Supply chain stabilization has finally given the company the breathing room to consider these discounts. After years of unpredictable shipping costs and ingredient shortages, the cost of commodities like wheat and corn has leveled off. This stability allows for long-term planning that was impossible in 2023 or 2024. Without the constant threat of a twenty percent spike in beef prices, the company can commit to a value menu that stays in place for more than a single quarter.

Future growth for the brand hinges on this pivot. If the Golden Arches can successfully reclaim their position as the default choice for the budget-conscious family, they will solidify their dominance for the next decade. Failure to do so could result in a permanent shift where McDonald's is viewed as a mid-tier casual dining option rather than a quick-service staple. The stakes are particularly high as new competitors from the convenience store sector, such as Wawa and 7-Eleven, expand their hot food offerings at aggressive price points. McDonald's is no longer just competing with Burger King but with the local gas station and the grocery store rotisserie chicken.

The Elite Tribune Perspective

Why should we celebrate a corporation finally deciding to stop squeezing the last nickel out of a tired workforce and an exhausted public? The upcoming value menu at McDonald's is not an act of corporate benevolence but a desperate retreat. For three years, the industry leaders laughed all the way to the bank while blaming inflation for price hikes that far outpaced their actual cost increases. They broke the social contract that made fast food a viable option for the working poor. Now that the data shows the well has run dry, they expect a standing ovation for offering a four-dollar burger that still costs them pennies to produce.
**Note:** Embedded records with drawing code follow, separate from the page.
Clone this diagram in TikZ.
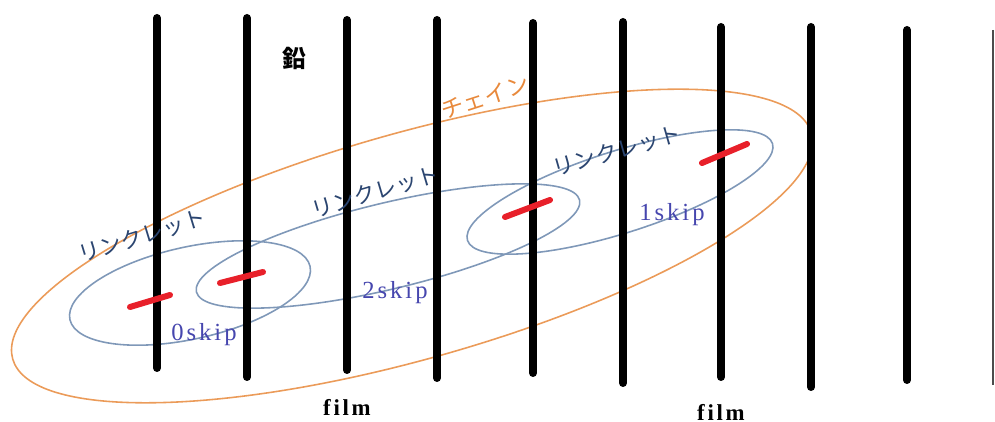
\documentclass[tikz,border=0pt]{standalone}
\usepackage{fontspec}
\usepackage{xcolor}
\usepackage{tikz}
\newfontfamily\jpfont{Noto Sans CJK JP}
\newfontfamily\skipfont[LetterSpace=12]{Liberation Serif}
\definecolor{chainorange}{HTML}{E8893C}
\definecolor{linkblue}{HTML}{7F98B8}
\definecolor{linktext}{HTML}{2B4570}
\definecolor{skiptext}{HTML}{4646AE}
\definecolor{hitred}{HTML}{E8202A}

\begin{document}
\begin{tikzpicture}[
  x=0.02cm, y=-0.02cm,
  filmline/.style={line width=0.16cm, line cap=round, black},
  hit/.style={line width=0.12cm, line cap=round, hitred},
  linklet/.style={draw=linkblue, line width=0.9pt},
  chain/.style={draw=chainorange!85, line width=0.9pt},
  linklbl/.style={font=\jpfont\fontsize{12.5pt}{14pt}\selectfont, text=linktext, inner sep=0pt},
  skiplbl/.style={font=\skipfont\fontsize{14pt}{16pt}\selectfont, text=skiptext, inner sep=0pt},
  filmlbl/.style={font=\skipfont\bfseries\fontsize{13pt}{15pt}\selectfont, inner sep=0pt}
]
\useasboundingbox (0,0) rectangle (995,422);
% chain
\draw[chain, rotate around={15.8:(412,246)}] (412,246) ellipse [x radius=415, y radius=113];
% linklets
\draw[linklet, rotate around={12.5:(190,293)}] (190,293) ellipse [x radius=123, y radius=46];
\draw[linklet, rotate around={13.5:(388,246)}] (388,246) ellipse [x radius=197, y radius=43];
\draw[linklet, rotate around={17.6:(620,192)}] (620,192) ellipse [x radius=160, y radius=41];
% films
\foreach \i/\x/\t/\b in {1/157/18/368, 2/247/18/377, 3/347/20/370, 4/437/20/378,
  5/533/23/373, 6/623/22/383, 7/721/27/377, 8/811/27/387, 9/907/30/380} {
  \coordinate (ft\i) at (\x,\t);
  \coordinate (fb\i) at (\x,\b);
  \draw[filmline] (ft\i) -- (fb\i);
}
\coordinate (ft10) at (993,30);
\coordinate (fb10) at (993,385);
\draw[line width=1.4pt, black!70] (ft10) -- (fb10);
% tracks
\draw[hit] (130,307) -- (170,295);
\draw[hit] (220,283) -- (263,272);
\draw[hit] (505,217) -- (550,200);
\draw[hit] (702,163) -- (747,144);
% labels
\node[font=\jpfont\bfseries\fontsize{13.5pt}{15pt}\selectfont, inner sep=0pt] (lead) at (294,58) {鉛};
\node[font=\jpfont\fontsize{13pt}{15pt}\selectfont, text=chainorange, inner sep=0pt, rotate=18] (chainlbl) at (485,97) {チェイン};
\node[linklbl, rotate=17] (link0) at (142,236) {リンクレット};
\node[linklbl, rotate=16.5] (link2) at (375,192) {リンクレット};
\node[linklbl, rotate=16] (link1) at (617,151) {リンクレット};
\node[skiplbl] (skip0) at (204,335) {0skip};
\node[skiplbl] (skip2) at (395,293) {2skip};
\node[skiplbl] (skip1) at (672,215) {1skip};
\node[filmlbl] (film1) at (347,407) {film};
\node[filmlbl] (film2) at (721,412) {film};
\end{tikzpicture}
\end{document}
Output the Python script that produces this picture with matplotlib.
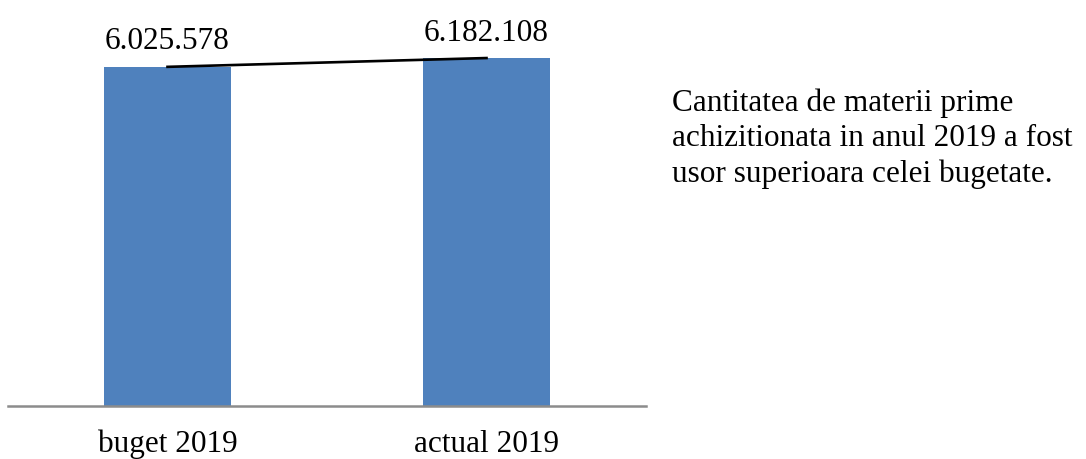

We should view these new deals with the skepticism they deserve. Such a move is a cynical attempt to habituate consumers to a new, higher floor of pricing under the guise of affordability. The Golden Arches did not lose their way by accident; they chose to chase high-margin luxury diners and only returned to the value roots when those diners started heading to Chipotle instead. Do not mistake a tactical pricing shift for a genuine commitment to the customer. It is a cold, calculated move to prevent a total collapse in transaction counts, and it treats the American diner like a goldfish with a three-second memory.